I am interested in quantum computing, but have not studied it in depth. Things like Shor's algorithm intrigue me.

My question is: If quantum computing took off in a big way (i.e. functional quantum home computers were available) how would it affect us programmers and software developers?

  • Would we have to learn how to make use of superposition and entanglement - would it change how we write algorithms?
  • Would more mathematical programmers be required/would we need new skills?
  • Would it change nothing at all from our perspective (i.e. would it be abstracted)?

Your opinion is welcome.

+4  A: 

We would have to get physics degrees instead of computer science degrees :)

Alan Jackson
+7  A: 

I would have to find a new line of work, I'd probably go for something that lets me be outside more

Nick Allen - Tungle139
Every developer I have ever spoken too wants to be outside more. I have contemplated Belly Dancing myself (being a 6'7" guy has not deterred me ;-) Effectively, we all have soft programmer hands. The most Outside I want to be is coding on the beach with a wifi connection. :-D
Gineer
With "quantum" programming, if I'm not looking you may be outside and inside at the same time. Noone can tell.
Daniel Daranas
Gineer: And yet, (almost) no employer seems to ever do anything about it. Hmm...
Ken
With quantum computing, we could be both programmers and have outside jobs *at the same time*.
alpha123
+1  A: 

We would most certainly think about performance differently. Think of a 16 bit quantum computer as a machine that has the answer to every 16 bit multiplication problem simultaneously and instantaneously.
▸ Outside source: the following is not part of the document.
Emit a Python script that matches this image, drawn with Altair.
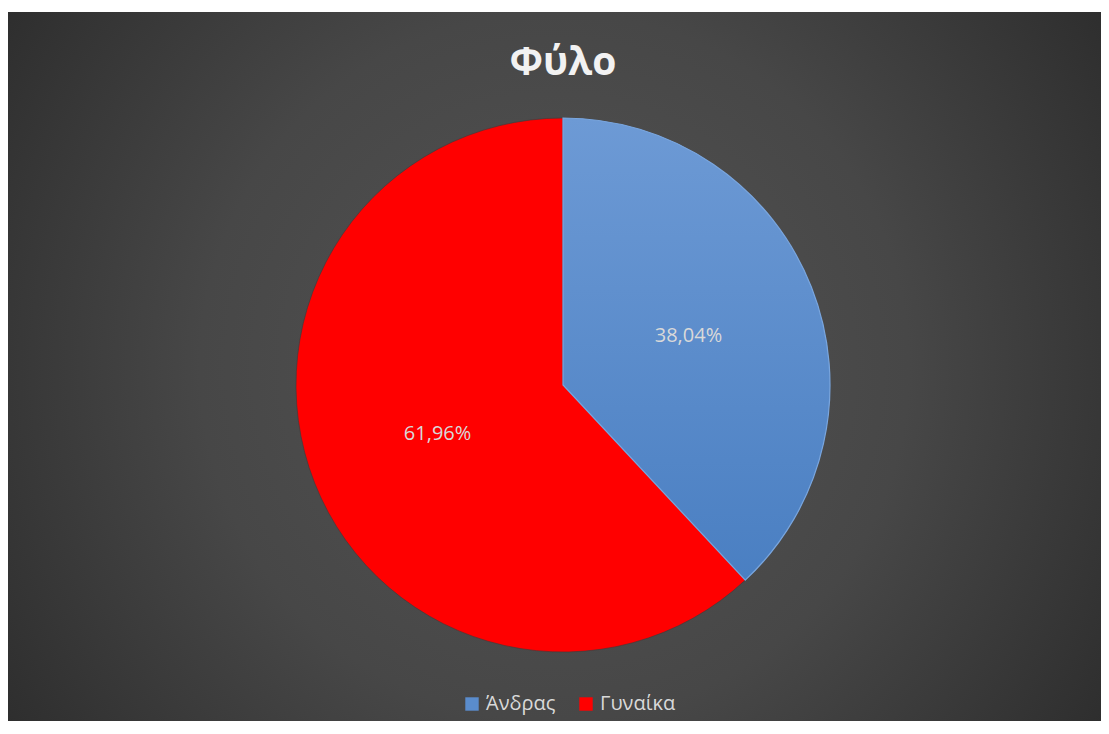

Quantum computers would render all existing encryption algorithms obsolete.

Robert Harvey
Only if someone can come up with an algorithm. I'm not sure that this has been proved for all encryption algorithms nor can a quantum computer solve a general NP complete problem.
Aaron Digulla
They could factorize a large prime; but I don't think they could decrypt a cypher that's encrypted using a one-time pad, because I can't think of any way to test which of all possible decyphers is the correct one.
ChrisW
True one-time pad encryption cannot be broken, but it is only as good as the random number generator used to produce the pad.
meagar
+13  A: 

If quantum computers would really catch on, we'd use frameworks to work with them. Only a handful of people understand the mathematics which are required to develop algorithms for QCs. As an example, check out the QC search algorithm. Basically, it creates a superposition which contains all possible results and then "rotates" the wrong ones "out".

If you need to sort N elements, it will create a N-dimensional space and rotate around an N-dimensional axis. Rotating around 2 and 3 dimensions is pretty simple, but things become really complex to understand with 4 and more dimensions. See here for a rotating hypercube (applet based stereoscopic version).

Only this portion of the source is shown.